HOW THEY MET: In 2011, Wilkinson — a former soloist for the Ballet Russe de Monte Carlo and the first black woman to dance full time for a major ballet company — was introduced to Copeland at an event in Harlem celebrating diversity in dance. They instantly clicked. Copeland's schedule with American Ballet Theatre permitting, they talk often on the phone and, when possible, enjoy meeting at Ed's Chowder House, near Lincoln Center in Manhattan.
Wilkinson: I saw Misty in a documentary years ago, on television. She was a little girl at the time — 15, I think. We don't term dancers as prodigies in ballet, but she had this breathtaking physical ability. I got on my knees right there and prayed. I said, "Please bless this young girl and let her go on and develop." And I waited and waited and hoped to see her in a performance. Nothing.
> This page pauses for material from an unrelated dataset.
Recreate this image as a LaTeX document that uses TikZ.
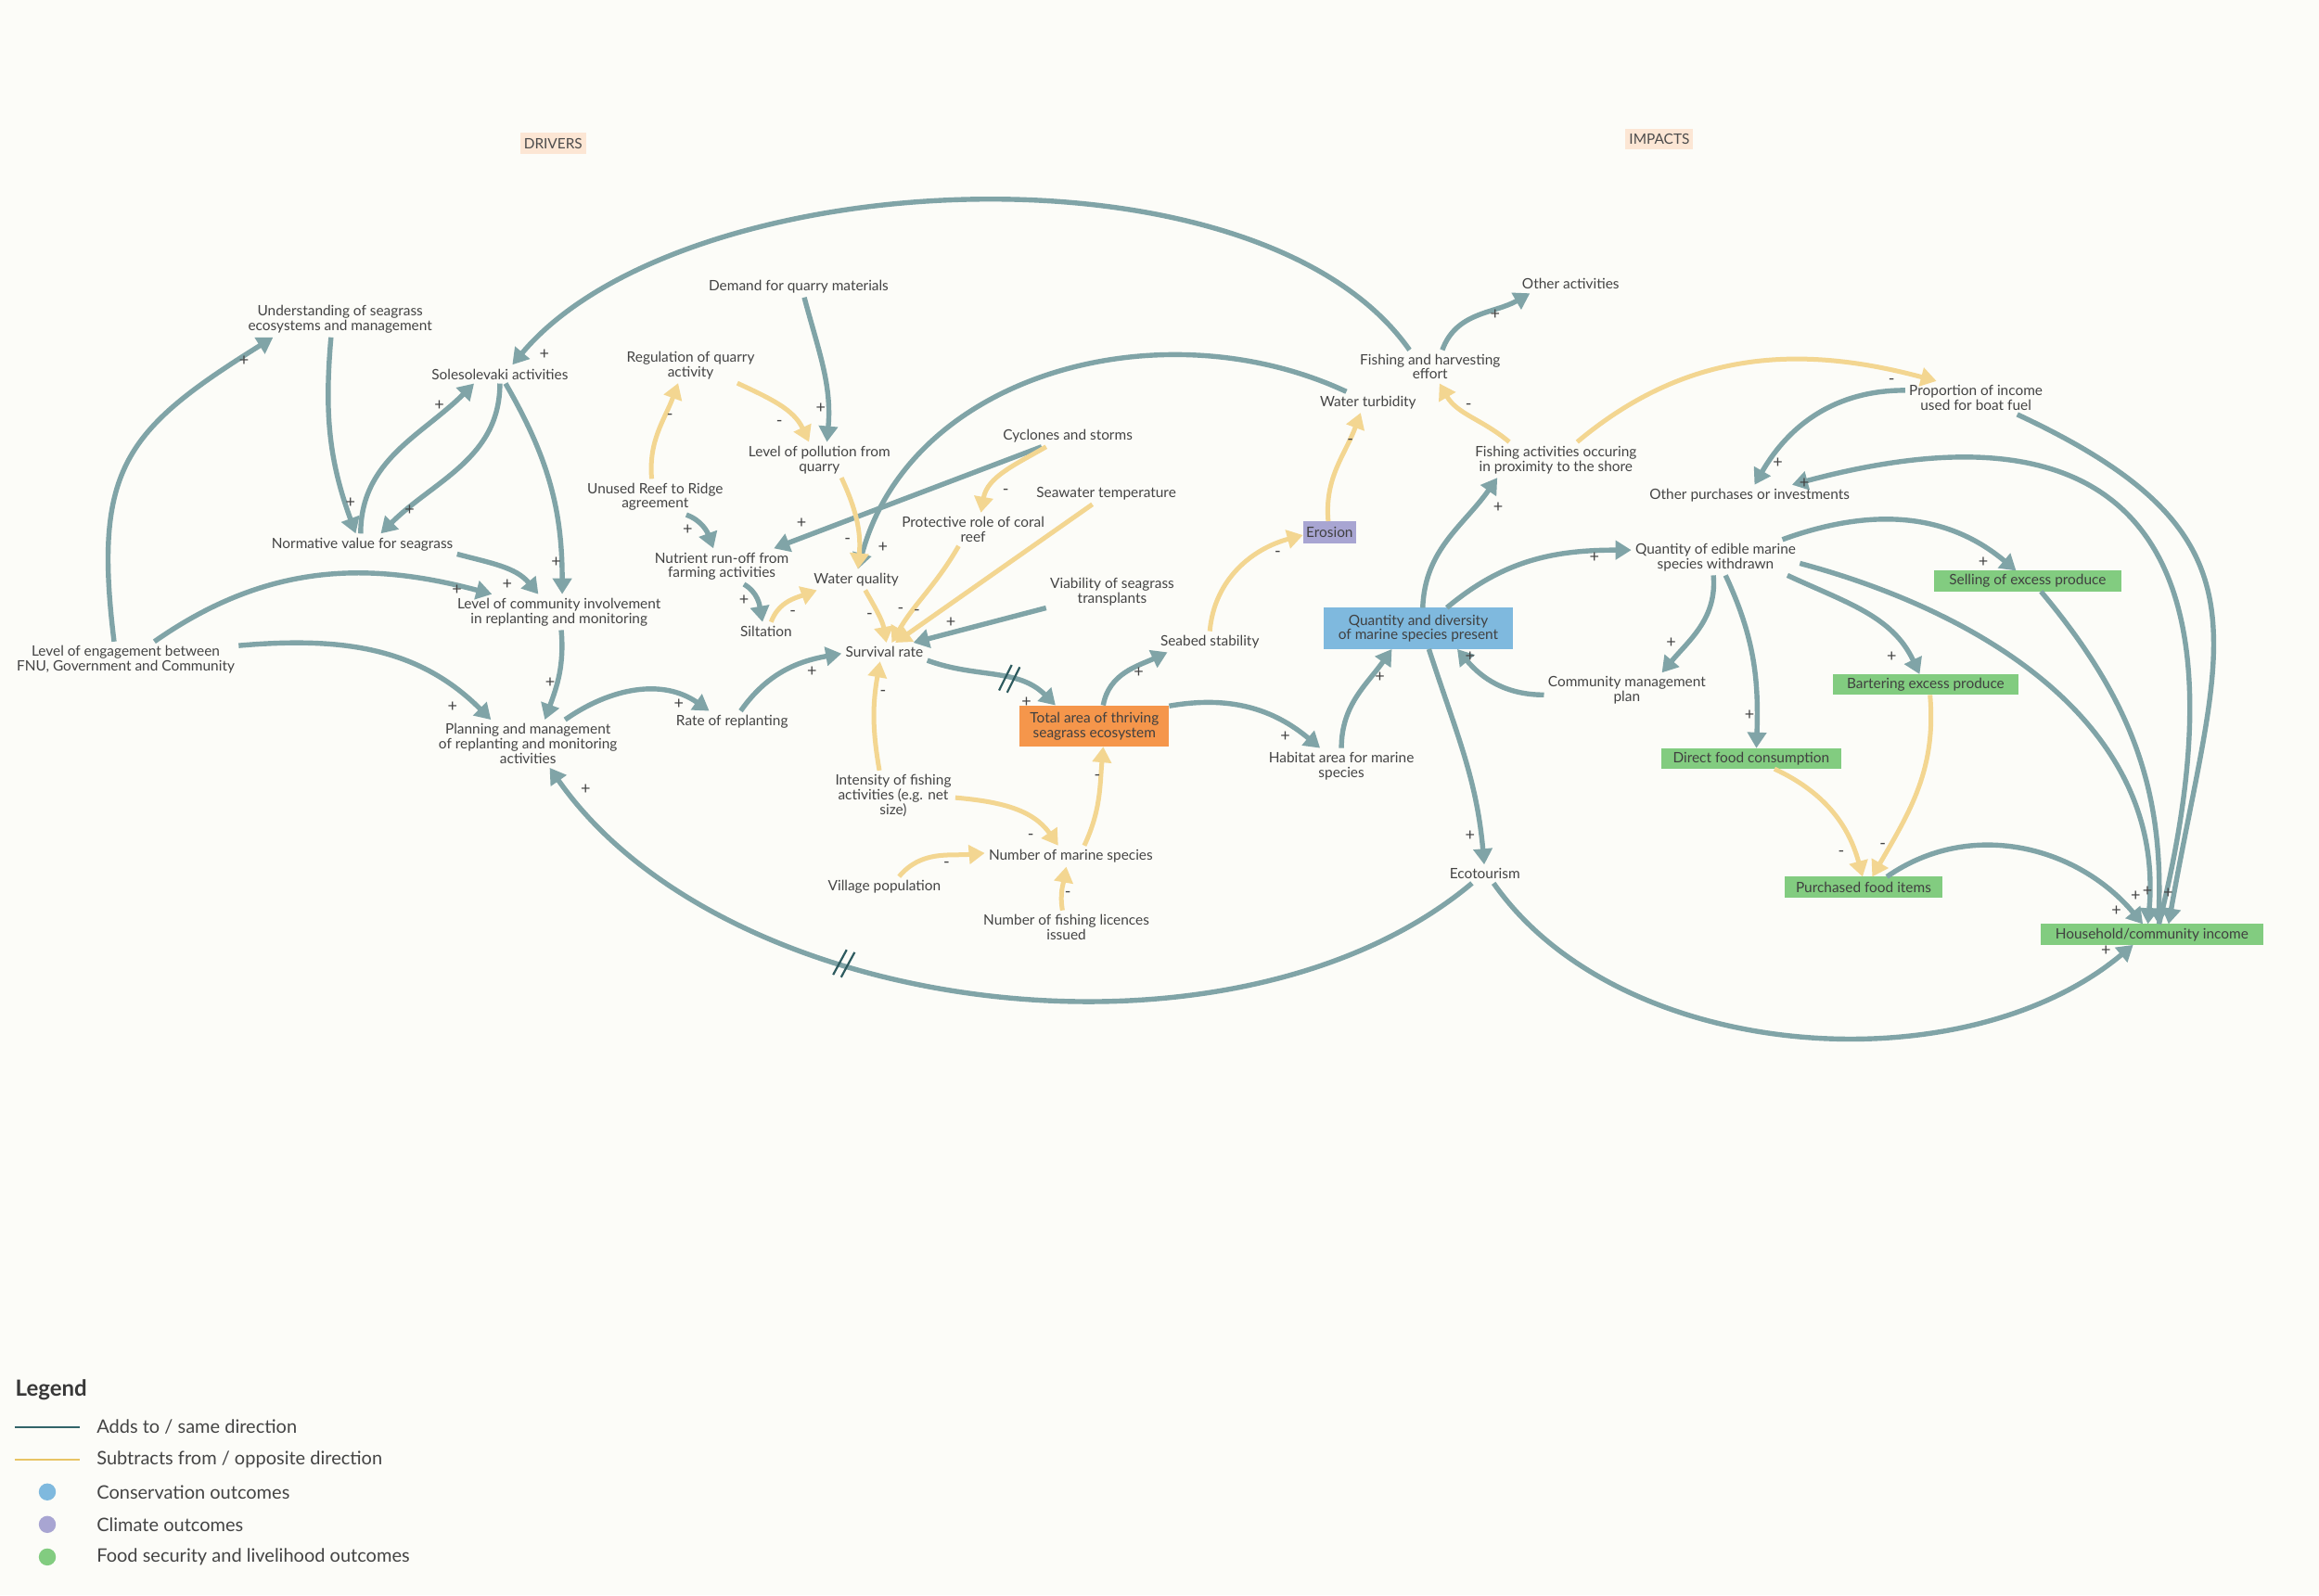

Then I went to Giselle a few years ago and there was something in the soloist's whole sense of touch. The foot to the floor. She had a brio and élan and a lightness about her that none of the other dancers had. When she came onstage, it was like a breath of air. And I thought, Who's that? And it was Misty. I will never forget our first meeting. I was instantly struck by her. She has this lovely body — her legs, her arms and her beautiful face. And she speaks so beautifully, too. We talked about her experiences in the ballet and mine.
Copeland: The first time I heard Raven's name was when I saw the 2005 documentary Ballets Russes. I hadn't known about American ballerinas who had to go to Europe to dance because of their brown skin. When I learned about Raven, I cried. I felt so connected to her. Eventually my manager had heard me mention Raven in so many interviews that she decided to look her up, and we learned she lived around the corner from me in New York! When we finally met and I saw her small stature, so similar to mine, I hugged her tight. We've been connected ever since.
Wilkinson: One of my favorite memories is Misty's wedding reception last year. I did some dancing, twisted my hips a bit. I'm 82 now, so it takes a bit of twisting to do some twisting!
Copeland: She comes to every important show I have. No matter what's happening in her life, she thinks of others.
Wilkinson: Her presence on the stage has brought people you would hardly ever see to the ballet. It's extraordinary when she's dancing. The plaza of Lincoln Center is just packed with people — packed with people! — coming to see her dance.
Copeland: Raven has faced far more obstacles with race than I have, and she is still so optimistic about everything. It's interesting that she, a black ballerina, made me stop looking at myself as just a black ballerina.
Wilkinson: Misty says that I am her mentor, but I tell her, it's the other way around. Sometimes I get upset about something, and I think, Misty wouldn't be upset. She would look at this differently. I look to her as an example of how to think and how to learn and how to behave. Because we are all still learning. Even at 82, I am always learning.
HOW THEY MET: Though they met briefly in 2004, they bonded in 2005 when Apfel asked Bittar if she could wear samples of his jewelry to her big show of hats, shoes, costume jewelry and ensembles at New York's Metropolitan Museum of Art. Bittar declined; he needed them. "I ran into her after that," he remembers. "I said, 'Iris, I saw the show. I loved it.' She hit me on the head and said, 'You bozo! I wanted to wear your designs at the opening, to show them off!' "
Bittar: We bonded over a multitude of things, and I also loved her late husband and their relationship together. Carl was amazing. They seemed literally inseparable until he died in 2015. We'd all talk about fashion, their business, my business, our childhoods. If you have a true friendship, it's amazing what unfolds.
Apfel: Alexis is almost exactly half my age. I don't think age has much to do with friendship. Most of my friends are half my age. I don't feel like I'm 95. I don't feel, with my friends, that they consider me old. They just consider me a friend. Alexis has a winning personality, and I have great respect for the work he's accomplished. He started selling vintage stuff on the streets years ago; then he started making jewelry, and he built it into a terrific business.
Bittar: We're both obsessed with the deterioration of communication because of cellphones and the rise of social media. We can dig into that conversation.